Because the uniquely equipped, 20,000-square-foot CFL allows full-scale testing of structures like bridges, Rizkalla's research team can use impact hammers and hydraulic jacks to vibrate and place loads on steel girders and concrete bridge decks. Sensors attached to test bridges each provide 10,000 readings per second to a computer model that scans the data for anomalies that might indicate damage, and provides an analysis of other problems that might result from such damage. A small crack in an I-beam, for example, could cause a chain-reaction that ends in a catastrophic failure elsewhere on the bridge.
"People think an annual bridge inspection is sufficient, but a visual inspection cannot tell you everything you need to know."

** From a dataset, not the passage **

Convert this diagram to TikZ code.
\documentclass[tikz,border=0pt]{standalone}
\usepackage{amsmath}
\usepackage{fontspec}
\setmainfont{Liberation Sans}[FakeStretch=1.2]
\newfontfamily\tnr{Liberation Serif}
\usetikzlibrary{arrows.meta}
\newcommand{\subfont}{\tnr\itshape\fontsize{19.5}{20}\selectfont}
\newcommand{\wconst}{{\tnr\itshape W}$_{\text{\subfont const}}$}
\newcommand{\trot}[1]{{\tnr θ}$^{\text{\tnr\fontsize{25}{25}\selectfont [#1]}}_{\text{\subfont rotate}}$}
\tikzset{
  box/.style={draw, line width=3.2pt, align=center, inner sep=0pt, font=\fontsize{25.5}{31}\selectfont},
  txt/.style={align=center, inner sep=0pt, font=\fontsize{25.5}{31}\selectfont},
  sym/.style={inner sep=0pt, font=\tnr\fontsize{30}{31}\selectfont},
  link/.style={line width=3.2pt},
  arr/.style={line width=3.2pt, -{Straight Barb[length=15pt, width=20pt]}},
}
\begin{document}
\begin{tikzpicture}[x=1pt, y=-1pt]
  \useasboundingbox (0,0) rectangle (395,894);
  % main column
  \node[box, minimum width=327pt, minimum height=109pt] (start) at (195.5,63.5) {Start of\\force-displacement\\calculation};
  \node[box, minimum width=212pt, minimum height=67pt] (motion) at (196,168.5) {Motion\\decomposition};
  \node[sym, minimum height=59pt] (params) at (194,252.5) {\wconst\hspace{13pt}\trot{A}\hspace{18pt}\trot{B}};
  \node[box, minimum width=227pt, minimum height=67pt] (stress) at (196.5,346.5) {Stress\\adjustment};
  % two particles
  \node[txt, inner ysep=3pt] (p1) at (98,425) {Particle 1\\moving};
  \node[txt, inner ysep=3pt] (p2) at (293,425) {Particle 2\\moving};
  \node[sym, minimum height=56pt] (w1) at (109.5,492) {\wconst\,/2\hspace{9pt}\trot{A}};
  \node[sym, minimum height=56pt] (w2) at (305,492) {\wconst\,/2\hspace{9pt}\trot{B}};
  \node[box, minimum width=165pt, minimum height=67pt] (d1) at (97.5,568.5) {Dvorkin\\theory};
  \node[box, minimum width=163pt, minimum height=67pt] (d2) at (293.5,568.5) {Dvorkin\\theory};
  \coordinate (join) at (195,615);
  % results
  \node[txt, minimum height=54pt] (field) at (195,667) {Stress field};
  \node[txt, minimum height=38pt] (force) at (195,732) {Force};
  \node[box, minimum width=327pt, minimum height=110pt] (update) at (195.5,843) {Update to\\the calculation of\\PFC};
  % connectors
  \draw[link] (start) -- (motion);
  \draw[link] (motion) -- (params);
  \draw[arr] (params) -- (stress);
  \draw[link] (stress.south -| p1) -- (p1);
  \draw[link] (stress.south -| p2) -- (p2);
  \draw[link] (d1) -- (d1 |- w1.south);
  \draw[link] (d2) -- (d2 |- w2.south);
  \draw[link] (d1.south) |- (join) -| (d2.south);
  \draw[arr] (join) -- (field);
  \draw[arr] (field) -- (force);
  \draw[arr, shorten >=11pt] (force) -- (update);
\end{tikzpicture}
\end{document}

The primary factor limiting the use of Rizkalla's model is the paucity of bridges with fiber-optic sensors. Rizkalla says sensors are an easy item for states to delete from construction projects to save money, regardless of the potential for future savings in maintenance spending. Still, he says, it's only a matter of time for them to become a common feature. "Civil engineering is slow to change," he says. "Century-old bridges are exactly the same as those built today."

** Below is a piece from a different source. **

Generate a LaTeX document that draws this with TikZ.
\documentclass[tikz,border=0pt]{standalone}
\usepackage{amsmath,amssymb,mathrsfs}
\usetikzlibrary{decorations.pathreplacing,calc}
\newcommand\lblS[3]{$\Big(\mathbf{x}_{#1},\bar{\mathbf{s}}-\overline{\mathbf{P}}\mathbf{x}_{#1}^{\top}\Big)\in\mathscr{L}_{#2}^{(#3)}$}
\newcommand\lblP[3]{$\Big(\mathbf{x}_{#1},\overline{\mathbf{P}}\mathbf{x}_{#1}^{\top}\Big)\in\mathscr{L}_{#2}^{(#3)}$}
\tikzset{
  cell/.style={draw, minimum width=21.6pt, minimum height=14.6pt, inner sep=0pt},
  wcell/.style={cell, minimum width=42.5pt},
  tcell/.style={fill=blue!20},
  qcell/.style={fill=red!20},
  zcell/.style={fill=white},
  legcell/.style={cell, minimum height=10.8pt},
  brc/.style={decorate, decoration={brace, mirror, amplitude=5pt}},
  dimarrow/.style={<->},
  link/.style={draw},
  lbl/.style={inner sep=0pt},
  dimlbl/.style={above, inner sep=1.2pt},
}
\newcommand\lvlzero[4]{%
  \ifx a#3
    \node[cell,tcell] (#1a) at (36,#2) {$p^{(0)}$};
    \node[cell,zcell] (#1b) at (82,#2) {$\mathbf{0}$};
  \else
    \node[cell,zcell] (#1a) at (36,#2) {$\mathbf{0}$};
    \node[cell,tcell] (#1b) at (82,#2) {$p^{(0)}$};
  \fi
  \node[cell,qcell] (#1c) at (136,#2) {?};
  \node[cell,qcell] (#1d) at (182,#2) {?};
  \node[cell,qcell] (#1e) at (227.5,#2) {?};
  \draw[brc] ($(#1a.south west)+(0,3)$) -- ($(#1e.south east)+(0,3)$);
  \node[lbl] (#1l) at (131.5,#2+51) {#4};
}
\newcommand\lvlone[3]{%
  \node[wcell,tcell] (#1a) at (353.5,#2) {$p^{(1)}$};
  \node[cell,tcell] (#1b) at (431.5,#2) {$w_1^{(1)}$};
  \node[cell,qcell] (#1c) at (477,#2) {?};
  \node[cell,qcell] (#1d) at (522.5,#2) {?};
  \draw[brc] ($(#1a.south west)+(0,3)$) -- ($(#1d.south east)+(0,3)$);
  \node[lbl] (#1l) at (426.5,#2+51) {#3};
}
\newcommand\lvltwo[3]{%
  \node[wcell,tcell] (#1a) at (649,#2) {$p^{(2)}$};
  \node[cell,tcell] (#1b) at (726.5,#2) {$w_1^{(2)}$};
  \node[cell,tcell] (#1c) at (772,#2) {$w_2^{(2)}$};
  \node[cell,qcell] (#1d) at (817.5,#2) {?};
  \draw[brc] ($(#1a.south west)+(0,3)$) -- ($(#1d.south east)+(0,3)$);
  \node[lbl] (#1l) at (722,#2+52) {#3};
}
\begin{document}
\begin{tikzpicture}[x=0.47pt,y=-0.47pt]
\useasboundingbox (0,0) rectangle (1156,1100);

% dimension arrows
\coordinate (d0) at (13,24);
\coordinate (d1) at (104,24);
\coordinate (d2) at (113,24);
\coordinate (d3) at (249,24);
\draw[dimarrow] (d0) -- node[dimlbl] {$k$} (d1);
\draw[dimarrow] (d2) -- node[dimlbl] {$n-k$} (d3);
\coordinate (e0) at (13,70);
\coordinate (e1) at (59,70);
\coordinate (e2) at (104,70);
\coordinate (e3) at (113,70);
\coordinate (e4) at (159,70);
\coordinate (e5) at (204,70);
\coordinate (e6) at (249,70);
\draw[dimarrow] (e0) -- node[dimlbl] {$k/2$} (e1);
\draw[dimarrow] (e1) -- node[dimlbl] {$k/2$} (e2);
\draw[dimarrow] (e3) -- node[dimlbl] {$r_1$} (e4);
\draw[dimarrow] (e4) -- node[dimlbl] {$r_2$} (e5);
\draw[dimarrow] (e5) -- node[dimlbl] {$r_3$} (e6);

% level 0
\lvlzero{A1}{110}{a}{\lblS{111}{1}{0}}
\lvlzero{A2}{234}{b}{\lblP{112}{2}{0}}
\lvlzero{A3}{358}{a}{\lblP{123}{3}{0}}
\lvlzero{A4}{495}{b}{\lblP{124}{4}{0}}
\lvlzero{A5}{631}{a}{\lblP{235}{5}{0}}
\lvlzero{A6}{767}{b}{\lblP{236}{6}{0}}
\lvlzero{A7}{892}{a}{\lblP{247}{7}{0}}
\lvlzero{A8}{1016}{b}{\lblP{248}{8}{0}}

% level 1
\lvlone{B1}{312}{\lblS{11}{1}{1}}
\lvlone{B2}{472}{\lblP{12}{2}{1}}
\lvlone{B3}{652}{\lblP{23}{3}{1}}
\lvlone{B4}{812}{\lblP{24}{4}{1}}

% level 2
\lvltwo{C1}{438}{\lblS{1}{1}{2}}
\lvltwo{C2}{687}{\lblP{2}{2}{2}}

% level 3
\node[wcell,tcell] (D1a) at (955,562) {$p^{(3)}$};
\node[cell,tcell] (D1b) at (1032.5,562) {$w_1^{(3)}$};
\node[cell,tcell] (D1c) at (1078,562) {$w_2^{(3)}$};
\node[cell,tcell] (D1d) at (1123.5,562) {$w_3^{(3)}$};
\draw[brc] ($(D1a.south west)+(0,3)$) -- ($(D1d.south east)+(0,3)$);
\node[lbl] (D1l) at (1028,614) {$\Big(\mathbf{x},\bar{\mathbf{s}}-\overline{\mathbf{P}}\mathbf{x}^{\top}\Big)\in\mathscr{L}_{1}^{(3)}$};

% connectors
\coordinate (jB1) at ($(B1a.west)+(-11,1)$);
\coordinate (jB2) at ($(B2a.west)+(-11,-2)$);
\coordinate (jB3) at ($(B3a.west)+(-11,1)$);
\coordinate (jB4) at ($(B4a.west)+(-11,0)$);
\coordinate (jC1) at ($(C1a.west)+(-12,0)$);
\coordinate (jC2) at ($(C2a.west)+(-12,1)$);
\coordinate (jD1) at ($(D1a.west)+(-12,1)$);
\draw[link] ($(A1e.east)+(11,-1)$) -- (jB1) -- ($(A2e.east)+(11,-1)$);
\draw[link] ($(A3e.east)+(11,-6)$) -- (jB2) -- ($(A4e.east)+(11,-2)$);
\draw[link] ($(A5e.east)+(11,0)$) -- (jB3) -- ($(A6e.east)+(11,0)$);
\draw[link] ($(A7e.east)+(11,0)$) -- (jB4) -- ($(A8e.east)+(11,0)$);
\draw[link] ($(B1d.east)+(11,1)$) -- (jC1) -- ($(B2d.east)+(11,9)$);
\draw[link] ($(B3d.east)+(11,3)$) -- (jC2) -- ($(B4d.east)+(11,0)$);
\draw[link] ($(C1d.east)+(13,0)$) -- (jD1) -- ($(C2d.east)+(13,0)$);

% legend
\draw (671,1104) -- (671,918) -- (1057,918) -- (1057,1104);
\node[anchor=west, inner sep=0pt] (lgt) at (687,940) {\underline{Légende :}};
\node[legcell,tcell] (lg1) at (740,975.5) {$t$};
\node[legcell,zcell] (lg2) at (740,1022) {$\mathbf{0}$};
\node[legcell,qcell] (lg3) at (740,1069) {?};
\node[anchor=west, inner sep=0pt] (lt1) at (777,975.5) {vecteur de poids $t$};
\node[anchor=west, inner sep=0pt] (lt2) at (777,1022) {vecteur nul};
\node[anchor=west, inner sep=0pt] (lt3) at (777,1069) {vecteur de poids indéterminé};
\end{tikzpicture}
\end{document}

Dr. Joe Hummer, a CCEE professor, is on a similar quest to convince traffic engineers to design so-called "superstreets"
at complex intersections to improve safety and relieve congestion. Superstreets use a median to divide traffic on the main road and block through-traffic from a side street. Drivers who want to turn left onto the main road must turn right and then make a U-turn across the median. Hummer says superstreets can cut the number of points in an intersection at which vehicles cross paths — creating the potential for collisions or delays — by up to 75 percent. "There are too many things going on in the middle of a conventional intersection," he says. "With superstreets, drivers have only one thing to worry about at a time."
The concept was developed in Alabama more than two decades ago, and Hummer became enamored with it as a variation of the specialized intersections he grew up using in Michigan. His research has optimized the superstreet design, testing factors like median width, signal timing, and accommodations for pedestrians and bicyclists. He also evaluates potential superstreet locations for NCDOT, which has installed 20 such intersections statewide — the most in any state. Hummer's studies show that fewer collisions occur on superstreets and that traffic flows better because there are no green turn-arrow signals to wait through. "Engineers usually have to trade efficiency for safety, but this is the rare case where we can improve both," he says. Still, Hummer says, many drivers dislike making multiple turns to get where they want to go, even if it's a safer route. "Safety is a hard sell in our profession," he says. "Nobody thinks he's going to be the next statistic."